Saturday, July 9, 2011

Mapuche Uprising Back in Force

Mapuche extremists broke a period of calm, mounting an attack on truckers in the south of Chile on July 8. Several hooded individuals fired shotguns and forced drivers who were sleeping inside their trucks along a road to exit their vehicles. The attackers then set fire to the four logging trucks. They also tried to attack a passing ambulance, but it managed to escape. It is presumed the attackers were Mapuche radicals, members of the indigenous people who have been waging a war of terror in hopes of reclaiming ancestral lands. The uprising -- which has tended to target logging, ranching and police in the  region -- poses one of the biggest security problems for Chilean officials. The attack followed a July 1 shooting at police officers guarding a ranch that has been attacked multiple times. Meanwhile, a judge released five Mapuche activists who had been accused of murder.

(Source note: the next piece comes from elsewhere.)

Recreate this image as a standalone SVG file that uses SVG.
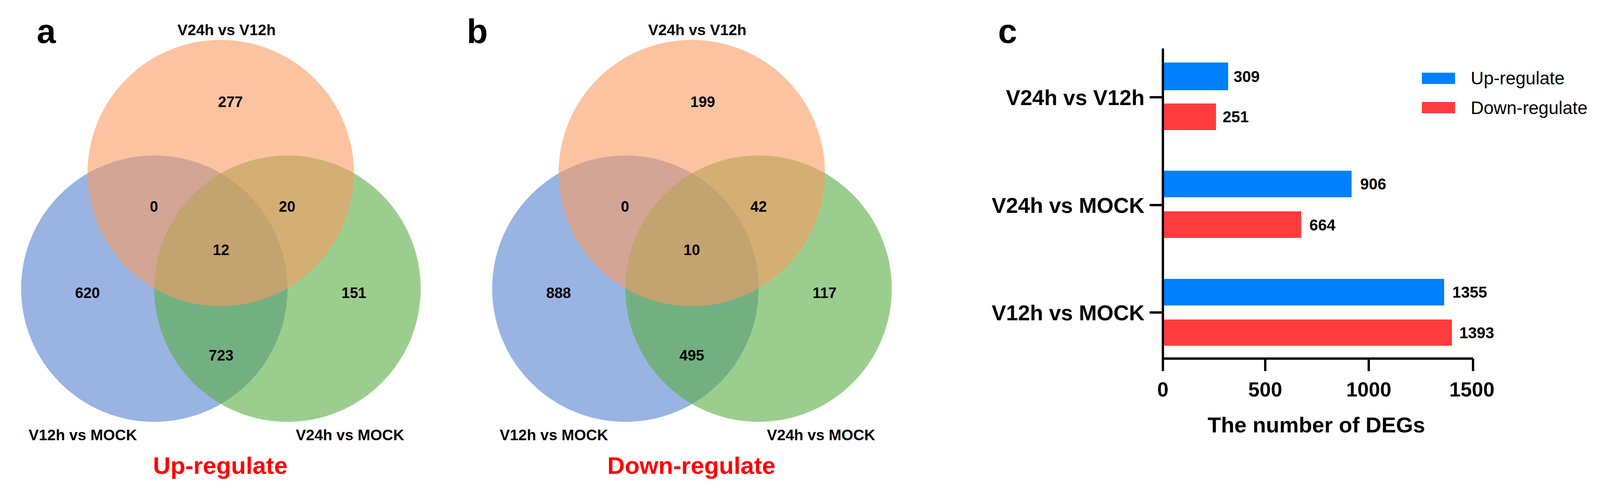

Another Setback for Asmar Shipyard

The navy's shipyard -- trying to get back on its feet after being wiped out in the February 2010 tsunami -- is dealing with another big problem. Workers have gone on strike, halting work at the yard for about a month now. There's been no word from Asmar on any project delays, but the strike is certainly not what the company needed. Workers are seeking higher wages. An interesting twist is that the workers' union accused the navy of using marines to halt a protest march. The way the union chief tells it, the naval zone's commander rejected a protest on the naval base's grounds and threatened to use troops if it was carried out. The union marched to the base's gates, where they were met by armed marines. The navy confirmed it denied permission for the protest, citing navy regulations. But it denies being heavy-handed.